Chocolate liquor is pure, unsweetened chocolate. Eaten in this state, it's pretty nasty because it is bitter, but
it's possible to acquire a taste for it.
You can do two different things with chocolate liquor. You can pour it into a mold and let it cool and solidify.
This is unsweetened chocolate. Or you can press it in a hydraulic press to squeeze out the fat. When you do
that, what you are left with is a dry cake of the ground cocoa bean solids and cocoa butter (useful in
everything from tanning products to white chocolate). If you grind up the cake, you have cocoa powder. You
can buy both unsweetened chocolate (baking chocolate) and pure cocoa powder at the grocery store. What
you are buying is ground cocoa beans, either with or without the cocoa butter.
Next, we'll see how the chocolate maker turns this unsweetened chocolate into the chocolate we eat.
Making Chocolate
So far, we've taken the seeds of a tree, roasted them and ground them up. Now the process of making the
chocolate we eat can begin, and it takes a lot of talent.
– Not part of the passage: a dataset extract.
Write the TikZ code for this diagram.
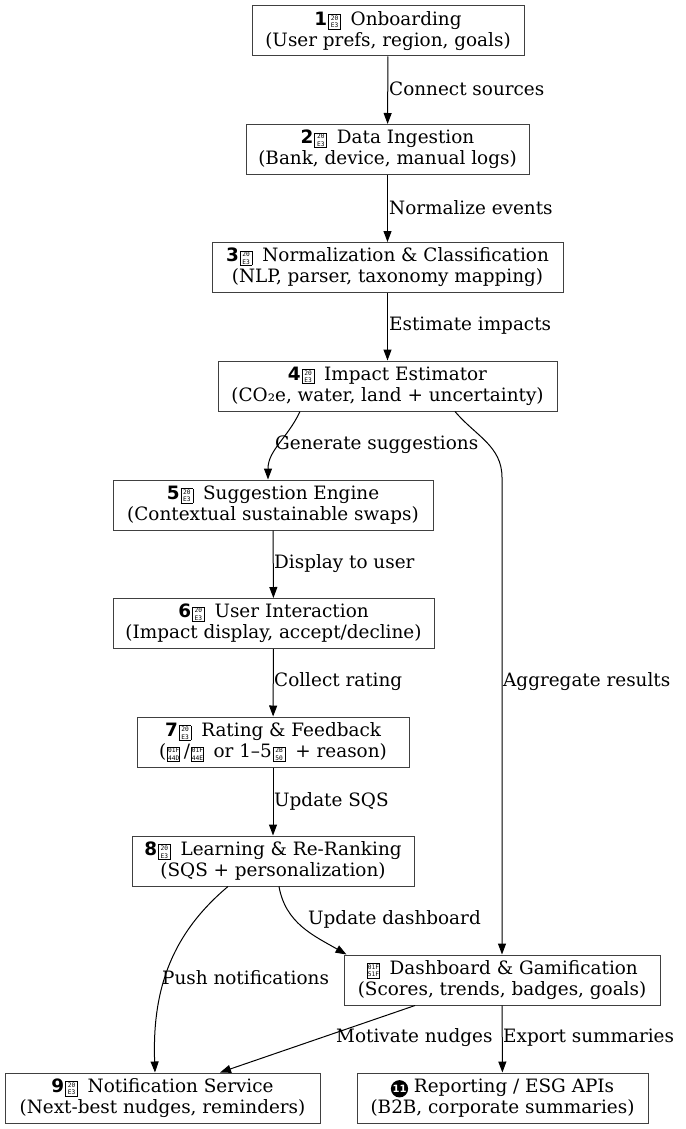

There are three basic things that must be done by the chocolate maker to make a chocolate bar:
• Adding ingredients - The chocolate that we eat contains sugar, other flavors (like vanilla) and often
milk (in milk chocolate). The chocolate maker adds these ingredients according to his or her secret
recipe.
• Conching - A special machine is used to massage the chocolate in order to blend the ingredients
together and smooth it out. Conching can take anywhere from two to six days.
• Tempering - Tempering is a carefully controlled heating process. Tempering is "a process where
the chocolate is slowly heated, then slowly cooled, allowing the cocoa butter molecules to solidify
in an orderly fashion." Without tempering, the chocolate does not harden properly or the cocoa butter
separates out (as cream separates from milk).
These three steps, along with the blend of cocoa beans chosen at the start and the way they are
roasted, are the art of chocolate making. The steps control the quality, taste and texture of the
chocolate produced, and are often closely guarded secrets!